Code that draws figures
......

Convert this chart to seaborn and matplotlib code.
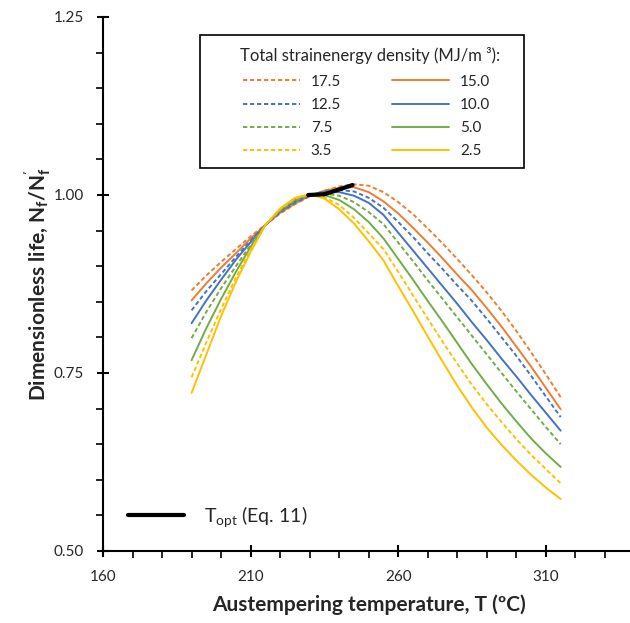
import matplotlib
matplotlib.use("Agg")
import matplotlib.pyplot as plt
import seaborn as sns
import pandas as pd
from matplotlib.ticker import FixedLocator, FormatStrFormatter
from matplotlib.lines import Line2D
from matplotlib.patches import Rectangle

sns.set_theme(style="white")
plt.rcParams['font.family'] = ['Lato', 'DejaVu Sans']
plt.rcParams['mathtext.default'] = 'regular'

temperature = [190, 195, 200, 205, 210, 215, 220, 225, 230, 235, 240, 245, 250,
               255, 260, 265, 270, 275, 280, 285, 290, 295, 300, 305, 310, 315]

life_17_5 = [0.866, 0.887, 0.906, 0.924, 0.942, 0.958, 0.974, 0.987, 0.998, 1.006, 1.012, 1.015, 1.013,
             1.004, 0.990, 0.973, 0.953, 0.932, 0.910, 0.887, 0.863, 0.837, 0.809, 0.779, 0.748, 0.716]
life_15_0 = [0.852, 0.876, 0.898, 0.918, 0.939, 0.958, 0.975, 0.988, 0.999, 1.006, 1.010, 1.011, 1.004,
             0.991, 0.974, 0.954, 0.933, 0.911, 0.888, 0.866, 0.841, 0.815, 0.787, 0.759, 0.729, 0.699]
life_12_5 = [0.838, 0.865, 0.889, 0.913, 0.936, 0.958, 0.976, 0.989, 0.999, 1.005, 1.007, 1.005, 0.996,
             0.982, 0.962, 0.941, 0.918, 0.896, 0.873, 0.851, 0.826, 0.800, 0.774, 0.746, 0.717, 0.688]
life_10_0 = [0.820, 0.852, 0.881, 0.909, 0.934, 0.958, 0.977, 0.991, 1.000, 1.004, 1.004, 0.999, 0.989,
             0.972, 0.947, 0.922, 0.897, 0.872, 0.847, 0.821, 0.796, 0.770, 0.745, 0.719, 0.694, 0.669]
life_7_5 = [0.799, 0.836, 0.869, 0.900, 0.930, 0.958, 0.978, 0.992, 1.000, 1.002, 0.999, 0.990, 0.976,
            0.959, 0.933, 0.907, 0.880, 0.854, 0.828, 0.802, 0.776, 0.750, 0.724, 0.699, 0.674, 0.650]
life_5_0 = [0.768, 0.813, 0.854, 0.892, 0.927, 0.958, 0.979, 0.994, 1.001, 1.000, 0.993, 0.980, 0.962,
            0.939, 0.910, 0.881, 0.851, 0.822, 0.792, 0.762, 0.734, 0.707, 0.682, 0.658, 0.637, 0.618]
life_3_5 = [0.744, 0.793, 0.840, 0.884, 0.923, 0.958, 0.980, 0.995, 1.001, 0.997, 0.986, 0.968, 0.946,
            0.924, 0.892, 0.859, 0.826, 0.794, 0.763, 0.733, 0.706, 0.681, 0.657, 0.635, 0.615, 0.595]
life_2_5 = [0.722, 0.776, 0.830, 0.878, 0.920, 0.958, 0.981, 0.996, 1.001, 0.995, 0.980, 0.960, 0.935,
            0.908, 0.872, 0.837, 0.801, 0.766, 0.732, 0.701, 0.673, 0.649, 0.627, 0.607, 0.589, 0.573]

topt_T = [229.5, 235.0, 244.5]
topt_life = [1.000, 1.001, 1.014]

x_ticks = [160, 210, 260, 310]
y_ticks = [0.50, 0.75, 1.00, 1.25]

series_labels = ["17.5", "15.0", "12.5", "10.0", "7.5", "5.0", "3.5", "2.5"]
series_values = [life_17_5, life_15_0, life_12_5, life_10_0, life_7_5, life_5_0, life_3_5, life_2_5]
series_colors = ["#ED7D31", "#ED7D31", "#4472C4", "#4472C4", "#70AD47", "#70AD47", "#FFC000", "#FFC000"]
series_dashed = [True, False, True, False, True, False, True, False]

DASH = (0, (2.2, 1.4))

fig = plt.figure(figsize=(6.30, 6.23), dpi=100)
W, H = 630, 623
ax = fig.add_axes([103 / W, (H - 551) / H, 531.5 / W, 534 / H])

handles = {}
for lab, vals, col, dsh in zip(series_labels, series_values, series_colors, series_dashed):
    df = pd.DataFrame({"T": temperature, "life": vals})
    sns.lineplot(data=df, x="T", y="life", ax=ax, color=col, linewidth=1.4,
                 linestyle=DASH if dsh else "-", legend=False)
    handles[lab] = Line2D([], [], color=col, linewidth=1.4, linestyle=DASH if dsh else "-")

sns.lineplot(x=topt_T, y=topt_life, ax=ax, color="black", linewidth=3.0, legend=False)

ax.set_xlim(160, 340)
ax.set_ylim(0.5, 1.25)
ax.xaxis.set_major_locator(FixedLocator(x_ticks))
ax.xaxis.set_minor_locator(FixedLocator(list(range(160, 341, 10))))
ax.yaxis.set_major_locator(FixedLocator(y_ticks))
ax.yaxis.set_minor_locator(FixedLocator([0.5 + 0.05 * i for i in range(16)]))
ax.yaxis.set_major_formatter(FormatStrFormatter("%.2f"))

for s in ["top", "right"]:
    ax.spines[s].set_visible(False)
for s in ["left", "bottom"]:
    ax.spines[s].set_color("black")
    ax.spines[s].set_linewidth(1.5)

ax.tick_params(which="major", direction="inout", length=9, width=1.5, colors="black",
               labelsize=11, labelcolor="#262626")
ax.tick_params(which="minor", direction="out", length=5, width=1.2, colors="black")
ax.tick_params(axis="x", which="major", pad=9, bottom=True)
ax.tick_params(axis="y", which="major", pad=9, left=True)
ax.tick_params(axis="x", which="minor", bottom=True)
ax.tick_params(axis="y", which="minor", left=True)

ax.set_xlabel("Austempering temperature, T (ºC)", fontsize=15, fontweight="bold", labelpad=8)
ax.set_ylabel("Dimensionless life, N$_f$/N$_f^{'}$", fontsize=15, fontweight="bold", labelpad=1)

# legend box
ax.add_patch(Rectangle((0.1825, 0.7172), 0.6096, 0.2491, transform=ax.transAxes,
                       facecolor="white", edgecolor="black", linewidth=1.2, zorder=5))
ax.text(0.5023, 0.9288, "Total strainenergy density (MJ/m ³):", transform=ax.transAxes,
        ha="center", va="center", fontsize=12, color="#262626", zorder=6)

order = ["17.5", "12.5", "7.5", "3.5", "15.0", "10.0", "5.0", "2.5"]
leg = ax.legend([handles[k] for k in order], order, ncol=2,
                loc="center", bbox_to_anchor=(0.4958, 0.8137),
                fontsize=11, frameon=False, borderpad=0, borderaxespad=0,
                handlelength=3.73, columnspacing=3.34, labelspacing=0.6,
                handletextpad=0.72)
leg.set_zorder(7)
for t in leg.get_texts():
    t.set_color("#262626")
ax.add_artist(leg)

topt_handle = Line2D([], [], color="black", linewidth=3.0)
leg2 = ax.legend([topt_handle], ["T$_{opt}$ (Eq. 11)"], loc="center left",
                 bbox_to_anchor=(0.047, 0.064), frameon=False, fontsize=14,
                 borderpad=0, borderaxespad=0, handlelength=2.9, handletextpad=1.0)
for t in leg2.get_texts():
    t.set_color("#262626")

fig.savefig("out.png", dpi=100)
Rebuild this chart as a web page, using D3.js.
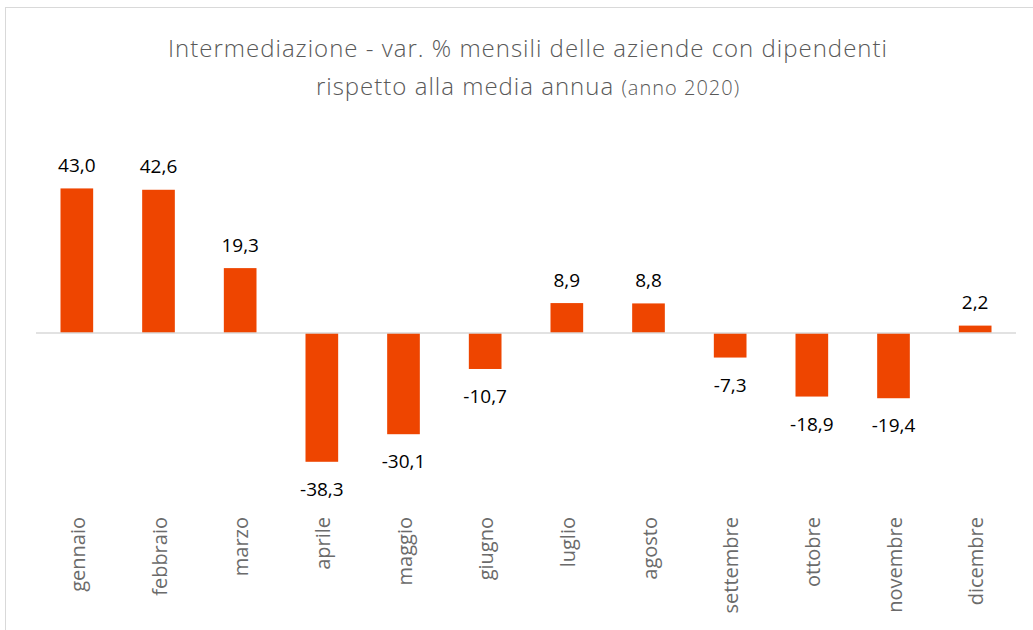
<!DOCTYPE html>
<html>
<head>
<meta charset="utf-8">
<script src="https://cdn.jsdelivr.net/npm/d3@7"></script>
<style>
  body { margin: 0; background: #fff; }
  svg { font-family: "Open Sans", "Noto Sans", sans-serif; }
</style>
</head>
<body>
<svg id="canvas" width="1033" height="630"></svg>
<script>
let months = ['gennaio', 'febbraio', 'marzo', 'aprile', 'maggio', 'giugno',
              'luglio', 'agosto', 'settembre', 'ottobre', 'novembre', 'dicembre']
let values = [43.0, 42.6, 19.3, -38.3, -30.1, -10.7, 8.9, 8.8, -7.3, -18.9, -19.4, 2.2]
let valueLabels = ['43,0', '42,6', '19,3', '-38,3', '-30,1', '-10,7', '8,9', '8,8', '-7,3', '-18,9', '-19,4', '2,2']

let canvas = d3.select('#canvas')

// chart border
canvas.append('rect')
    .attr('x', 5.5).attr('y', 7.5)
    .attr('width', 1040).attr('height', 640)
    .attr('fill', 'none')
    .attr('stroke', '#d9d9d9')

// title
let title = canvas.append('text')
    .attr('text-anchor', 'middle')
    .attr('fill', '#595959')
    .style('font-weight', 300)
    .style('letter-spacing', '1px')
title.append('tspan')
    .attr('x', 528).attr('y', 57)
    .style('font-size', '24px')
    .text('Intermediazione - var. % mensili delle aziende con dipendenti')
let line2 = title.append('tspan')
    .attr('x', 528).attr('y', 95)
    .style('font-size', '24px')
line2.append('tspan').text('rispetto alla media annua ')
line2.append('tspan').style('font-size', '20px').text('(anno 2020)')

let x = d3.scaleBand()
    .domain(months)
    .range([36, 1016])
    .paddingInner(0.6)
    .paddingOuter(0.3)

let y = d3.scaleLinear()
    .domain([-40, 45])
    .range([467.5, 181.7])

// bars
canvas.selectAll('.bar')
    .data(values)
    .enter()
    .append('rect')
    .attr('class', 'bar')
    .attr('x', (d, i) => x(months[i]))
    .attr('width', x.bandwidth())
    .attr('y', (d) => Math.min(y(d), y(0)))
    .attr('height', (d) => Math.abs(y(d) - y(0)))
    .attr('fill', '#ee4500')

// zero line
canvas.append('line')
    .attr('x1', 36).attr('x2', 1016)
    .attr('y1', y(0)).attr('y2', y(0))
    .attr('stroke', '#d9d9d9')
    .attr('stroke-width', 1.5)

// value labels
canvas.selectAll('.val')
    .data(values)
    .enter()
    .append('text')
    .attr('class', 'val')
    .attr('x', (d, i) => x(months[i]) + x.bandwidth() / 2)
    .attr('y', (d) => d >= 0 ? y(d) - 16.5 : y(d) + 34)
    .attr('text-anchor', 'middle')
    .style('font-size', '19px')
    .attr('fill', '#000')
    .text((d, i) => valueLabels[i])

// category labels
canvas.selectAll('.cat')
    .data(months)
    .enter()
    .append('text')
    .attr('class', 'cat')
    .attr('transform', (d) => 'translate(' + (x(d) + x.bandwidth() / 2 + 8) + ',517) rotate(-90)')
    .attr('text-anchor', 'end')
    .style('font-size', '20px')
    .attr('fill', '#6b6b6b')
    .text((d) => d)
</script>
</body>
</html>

......

- **Task prompt**
Starting with the first line of the data above and ending with the line containing "305, 310, 315]", please restate every line exactly, leaving images out.

- **Reply to the task**
Convert this chart to seaborn and matplotlib code.
import matplotlib
matplotlib.use("Agg")
import matplotlib.pyplot as plt
import seaborn as sns
import pandas as pd
from matplotlib.ticker import FixedLocator, FormatStrFormatter
from matplotlib.lines import Line2D
from matplotlib.patches import Rectangle

sns.set_theme(style="white")
plt.rcParams['font.family'] = ['Lato', 'DejaVu Sans']
plt.rcParams['mathtext.default'] = 'regular'

temperature = [190, 195, 200, 205, 210, 215, 220, 225, 230, 235, 240, 245, 250,
               255, 260, 265, 270, 275, 280, 285, 290, 295, 300, 305, 310, 315]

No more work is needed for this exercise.